** Begin DATA BLOCK **

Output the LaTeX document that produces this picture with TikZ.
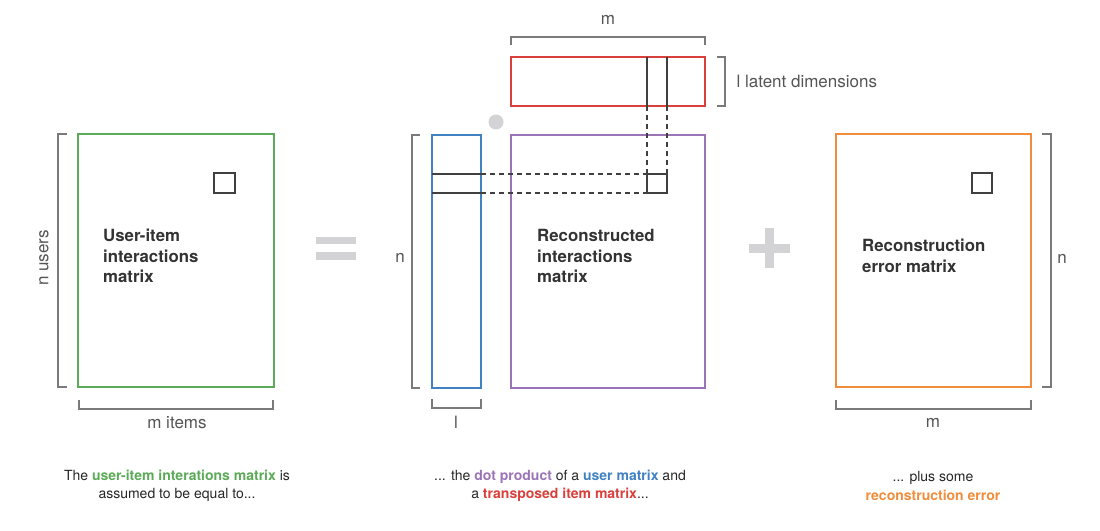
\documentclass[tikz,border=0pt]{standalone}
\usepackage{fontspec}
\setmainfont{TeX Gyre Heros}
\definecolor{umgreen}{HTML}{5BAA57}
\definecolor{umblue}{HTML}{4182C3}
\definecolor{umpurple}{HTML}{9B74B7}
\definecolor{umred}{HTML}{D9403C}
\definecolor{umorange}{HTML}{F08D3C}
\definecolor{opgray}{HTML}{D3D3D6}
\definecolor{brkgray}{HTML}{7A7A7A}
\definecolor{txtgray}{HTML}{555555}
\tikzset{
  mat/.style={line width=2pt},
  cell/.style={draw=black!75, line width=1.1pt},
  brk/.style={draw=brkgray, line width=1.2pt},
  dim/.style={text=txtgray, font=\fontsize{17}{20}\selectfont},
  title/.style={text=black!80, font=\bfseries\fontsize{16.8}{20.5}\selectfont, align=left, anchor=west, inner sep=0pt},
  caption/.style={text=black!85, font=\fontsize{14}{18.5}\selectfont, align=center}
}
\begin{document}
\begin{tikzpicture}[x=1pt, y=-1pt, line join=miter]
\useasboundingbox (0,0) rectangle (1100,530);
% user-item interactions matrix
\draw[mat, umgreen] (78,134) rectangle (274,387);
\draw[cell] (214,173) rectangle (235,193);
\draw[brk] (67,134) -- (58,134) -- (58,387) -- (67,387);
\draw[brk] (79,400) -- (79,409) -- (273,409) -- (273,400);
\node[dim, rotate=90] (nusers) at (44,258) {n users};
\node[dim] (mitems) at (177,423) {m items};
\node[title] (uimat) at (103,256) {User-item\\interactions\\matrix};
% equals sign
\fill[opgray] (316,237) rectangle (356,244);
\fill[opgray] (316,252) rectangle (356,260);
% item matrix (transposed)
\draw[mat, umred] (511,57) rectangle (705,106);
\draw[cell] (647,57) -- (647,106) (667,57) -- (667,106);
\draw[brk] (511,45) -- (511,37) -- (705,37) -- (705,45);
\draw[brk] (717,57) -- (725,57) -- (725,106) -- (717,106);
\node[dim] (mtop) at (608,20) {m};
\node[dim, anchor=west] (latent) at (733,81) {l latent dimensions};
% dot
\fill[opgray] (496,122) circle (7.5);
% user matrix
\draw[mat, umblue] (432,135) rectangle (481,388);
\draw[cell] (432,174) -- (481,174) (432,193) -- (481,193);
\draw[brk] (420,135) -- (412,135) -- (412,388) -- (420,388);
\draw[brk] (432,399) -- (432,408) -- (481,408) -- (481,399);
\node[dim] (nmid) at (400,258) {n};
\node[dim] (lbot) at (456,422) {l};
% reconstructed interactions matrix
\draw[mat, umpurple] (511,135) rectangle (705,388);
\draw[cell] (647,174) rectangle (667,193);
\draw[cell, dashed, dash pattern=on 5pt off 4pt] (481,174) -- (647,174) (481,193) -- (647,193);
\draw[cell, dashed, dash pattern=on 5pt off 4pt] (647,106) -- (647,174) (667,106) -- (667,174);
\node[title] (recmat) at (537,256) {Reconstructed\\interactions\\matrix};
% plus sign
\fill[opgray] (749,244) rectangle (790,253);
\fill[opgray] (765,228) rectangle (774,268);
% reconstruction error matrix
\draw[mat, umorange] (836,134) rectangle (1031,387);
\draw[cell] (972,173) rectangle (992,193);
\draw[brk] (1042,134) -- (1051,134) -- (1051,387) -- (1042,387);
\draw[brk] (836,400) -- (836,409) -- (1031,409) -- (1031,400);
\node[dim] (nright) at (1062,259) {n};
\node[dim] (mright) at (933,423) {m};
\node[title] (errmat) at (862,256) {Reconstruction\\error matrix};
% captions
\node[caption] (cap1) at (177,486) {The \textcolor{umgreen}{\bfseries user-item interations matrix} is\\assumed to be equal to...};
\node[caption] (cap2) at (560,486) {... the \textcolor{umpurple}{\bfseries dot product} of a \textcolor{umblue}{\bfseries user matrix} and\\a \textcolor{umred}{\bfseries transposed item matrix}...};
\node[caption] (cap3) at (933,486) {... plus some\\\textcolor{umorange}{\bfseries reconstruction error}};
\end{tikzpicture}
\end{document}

** End DATA BLOCK **

Exclude the pictures, and transcribe all of the material exactly.

Output the LaTeX document that produces this picture with TikZ.
\documentclass[tikz,border=0pt]{standalone}
\usepackage{fontspec}
\setmainfont{TeX Gyre Heros}
\definecolor{umgreen}{HTML}{5BAA57}
\definecolor{umblue}{HTML}{4182C3}
\definecolor{umpurple}{HTML}{9B74B7}
\definecolor{umred}{HTML}{D9403C}
\definecolor{umorange}{HTML}{F08D3C}
\definecolor{opgray}{HTML}{D3D3D6}
\definecolor{brkgray}{HTML}{7A7A7A}
\definecolor{txtgray}{HTML}{555555}
\tikzset{
  mat/.style={line width=2pt},
  cell/.style={draw=black!75, line width=1.1pt},
  brk/.style={draw=brkgray, line width=1.2pt},
  dim/.style={text=txtgray, font=\fontsize{17}{20}\selectfont},
  title/.style={text=black!80, font=\bfseries\fontsize{16.8}{20.5}\selectfont, align=left, anchor=west, inner sep=0pt},
  caption/.style={text=black!85, font=\fontsize{14}{18.5}\selectfont, align=center}
}
\begin{document}
\begin{tikzpicture}[x=1pt, y=-1pt, line join=miter]
\useasboundingbox (0,0) rectangle (1100,530);
% user-item interactions matrix
\draw[mat, umgreen] (78,134) rectangle (274,387);
\draw[cell] (214,173) rectangle (235,193);
\draw[brk] (67,134) -- (58,134) -- (58,387) -- (67,387);
\draw[brk] (79,400) -- (79,409) -- (273,409) -- (273,400);
\node[dim, rotate=90] (nusers) at (44,258) {n users};
\node[dim] (mitems) at (177,423) {m items};
\node[title] (uimat) at (103,256) {User-item\\interactions\\matrix};
% equals sign
\fill[opgray] (316,237) rectangle (356,244);
\fill[opgray] (316,252) rectangle (356,260);
% item matrix (transposed)
\draw[mat, umred] (511,57) rectangle (705,106);
\draw[cell] (647,57) -- (647,106) (667,57) -- (667,106);
\draw[brk] (511,45) -- (511,37) -- (705,37) -- (705,45);
\draw[brk] (717,57) -- (725,57) -- (725,106) -- (717,106);
\node[dim] (mtop) at (608,20) {m};
\node[dim, anchor=west] (latent) at (733,81) {l latent dimensions};
% dot
\fill[opgray] (496,122) circle (7.5);
% user matrix
\draw[mat, umblue] (432,135) rectangle (481,388);
\draw[cell] (432,174) -- (481,174) (432,193) -- (481,193);
\draw[brk] (420,135) -- (412,135) -- (412,388) -- (420,388);
\draw[brk] (432,399) -- (432,408) -- (481,408) -- (481,399);
\node[dim] (nmid) at (400,258) {n};
\node[dim] (lbot) at (456,422) {l};
% reconstructed interactions matrix
\draw[mat, umpurple] (511,135) rectangle (705,388);
\draw[cell] (647,174) rectangle (667,193);
\draw[cell, dashed, dash pattern=on 5pt off 4pt] (481,174) -- (647,174) (481,193) -- (647,193);
\draw[cell, dashed, dash pattern=on 5pt off 4pt] (647,106) -- (647,174) (667,106) -- (667,174);
\node[title] (recmat) at (537,256) {Reconstructed\\interactions\\matrix};
% plus sign
\fill[opgray] (749,244) rectangle (790,253);
\fill[opgray] (765,228) rectangle (774,268);
% reconstruction error matrix
\draw[mat, umorange] (836,134) rectangle (1031,387);
\draw[cell] (972,173) rectangle (992,193);
\draw[brk] (1042,134) -- (1051,134) -- (1051,387) -- (1042,387);
\draw[brk] (836,400) -- (836,409) -- (1031,409) -- (1031,400);
\node[dim] (nright) at (1062,259) {n};
\node[dim] (mright) at (933,423) {m};
\node[title] (errmat) at (862,256) {Reconstruction\\error matrix};
% captions
\node[caption] (cap1) at (177,486) {The \textcolor{umgreen}{\bfseries user-item interations matrix} is\\assumed to be equal to...};
\node[caption] (cap2) at (560,486) {... the \textcolor{umpurple}{\bfseries dot product} of a \textcolor{umblue}{\bfseries user matrix} and\\a \textcolor{umred}{\bfseries transposed item matrix}...};
\node[caption] (cap3) at (933,486) {... plus some\\\textcolor{umorange}{\bfseries reconstruction error}};
\end{tikzpicture}
\end{document}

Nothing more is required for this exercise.